Quark Expeditions has released new renderings of its latest polar expedition ship, Ultramarine, which will set sail in the Antarctic for the 2020/21 season.
This game-changing new expedition ship, which was revealed last June, will enable travelers to explore deeper and further into the Polar regions.
Andrew White, Quark Expeditions’ president, said during a media event last week the game-changing ship was years in the making through collaboration with naval architects, leading engineers, and top marine technology experts. Quark’s own expedition team also contributed to the building of Ultramarine, sharing their knowledge gathered over leading hundreds of sailings.
“Despite being more accessible today, Antarctica is a formidable place to navigate,” White said. “Typical vessels explore just a fraction of the continent. Ultramarine will feature a mix of technological design and enhancements that will enable us to explore greater areas of the Arctic and Antarctica.”
The vessel has 20 quick-deploy zodiacs.
Ultramarine will include two twin-engine helicopters and two helipads, which means the ship’s adventure portfolio will feature for the first time ever flightseeing, heli-skiing and heli-hiking. With the ability to explore new places accessible only by air, guests traveling on Ultramarine can expect an ultra-immersive experience.
“Spontaneous moments are also a huge part of the polar experience,” White said. Ultramarine will allow guests to make the most of those, as the ship will feature an internal zodiac hanger that can quickly and safely deploy 20 zodiacs. This unique design allows guests to get off the ship in less than 20 minutes, less than half the time of most vessels. It is all about optimizing the guest experience and getting the most of the precious time travelers have during their trip.
Ultramarine will feature 102 suites across nine categories, with spa-inspired bathrooms and heated floors throughout. There will be six solo suites with floor-to-ceiling windows, as well as the largest entry-level twin suites in its class.
A Balcony Suite is one of nine suite categories.
“Three decades of polar exploration has taught us plenty, and one of the lessons we’ve taken away is that exceptional off-ship experiences are heightened by the exceptional on-ship experience. And this ship will have both,” White said.
There will be two dining options, a main restaurant with a wine bar and access to the 360-degree wraparound deck, and the Panorama Lounge and Bar (which gets its name from the unobstructed views and an outdoor observation deck).

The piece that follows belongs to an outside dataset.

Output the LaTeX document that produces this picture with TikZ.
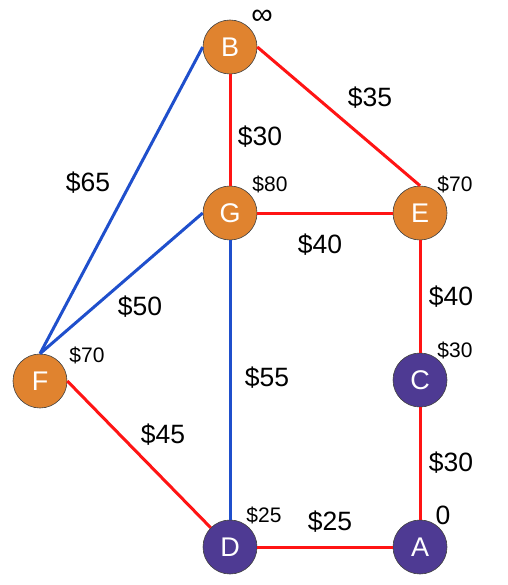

Other amenities include a lecture theater, where guests can learn more about Quark’s team of experts; and a spa, sauna with floor-to-ceiling windows, and a fitness room with separate yoga space.
But, what White is most proud of is Ultramarine’s ultra-small footprint, sustainability features that reduce its environmental impact. Optimized fuel, water, provisioning and waste-handling systems will enable a 70-day operational range. A groundbreaking onboard waste management system decreases waste by 95%, transforming most of it into reused energy.
“Ultramarine, which among other things means ‘beyond the sea,’ will enable us to continue to define new possibilities for those that share our curiosities for these wildernesses, and they will experience the polar region in ways they never before have seen.”
The main restaurant boasts outstanding views from every seat.